When we have plenty, we have options, though high earners may sometimes lose sight of this. The poetry of earning a lot is sometimes a poverty of time. Of course people may earn little and also have no time, the doubly poor. And with little time, there is little creativity, little unstructured or eclectic thinking, which is actually a wellspring of invention and the generation of new market value.

A few mavericks have figured this out and are envied for their ability to weave leisure into their relentless schedules. These are the doubly rich. By distracting their conscious minds through leisure, their unconscious gears are freed to do the spinning that produces fresh approaches. They are good oblique thinkers.

Slowly, the most forward-thinking companies, even large in scale like Google, are re-engineering their physical spaces, the routines of employees, prioritizing their physical and mental health and creating positive and productive social frictions that end in more and better ideas. Slowly, I think, I hope, “exhaustion chic” is going out of vogue and the best of creativity theory is resulting in real change.

And where is the fallacy in “your resources are your worth?” Well, in some sense, we all possess the same currency to spend and of an indeterminate amount. We don’t know when we’ll die.

Our truer currency is our time in the world, as measured against the quality of our experiences. And the path to crafting great satisfaction in life’s unfolding is in introspection, the knowing of our own values and the workings of our own minds. To have the breathing room for this, Daniel Kahneman argues that happiness comes with a median income (in the United States) of $60,000.

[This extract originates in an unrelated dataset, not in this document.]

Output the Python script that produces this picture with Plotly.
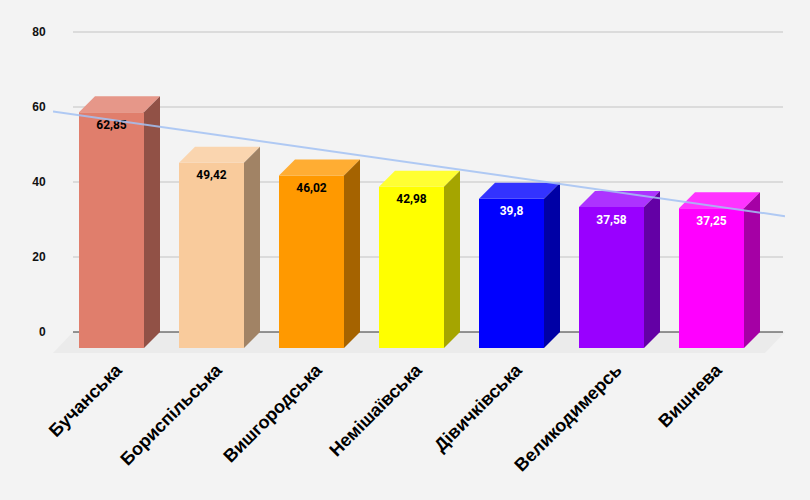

But back to dignity. If resources represent a wellspring of potential, this does make some sense. Cash in the bank can equal rich experiences, be it day to day in a wonderful car, boat or home, or when we get to explore the world on more than a shoestring. Of course, even here the measure of an adventure’s rewards often has more to do with who we’re with than what we’re doing or where we are. Having resources also allows for the profound satisfaction of giving money away, to charities and to family, to support friends in need or treat them all to a destination party somewhere. And if we’re lucky enough to be both time and resource rich, the sky is the limit.

How we deploy all that value, both time and currency, will in large measure come to define us. It will be each of our legacies. We hope to spend wisely, achieve balance and find those third ways, wherein the spending of our minutes or dollars benefits self and others through the alchemy of trust, community and shared rewards.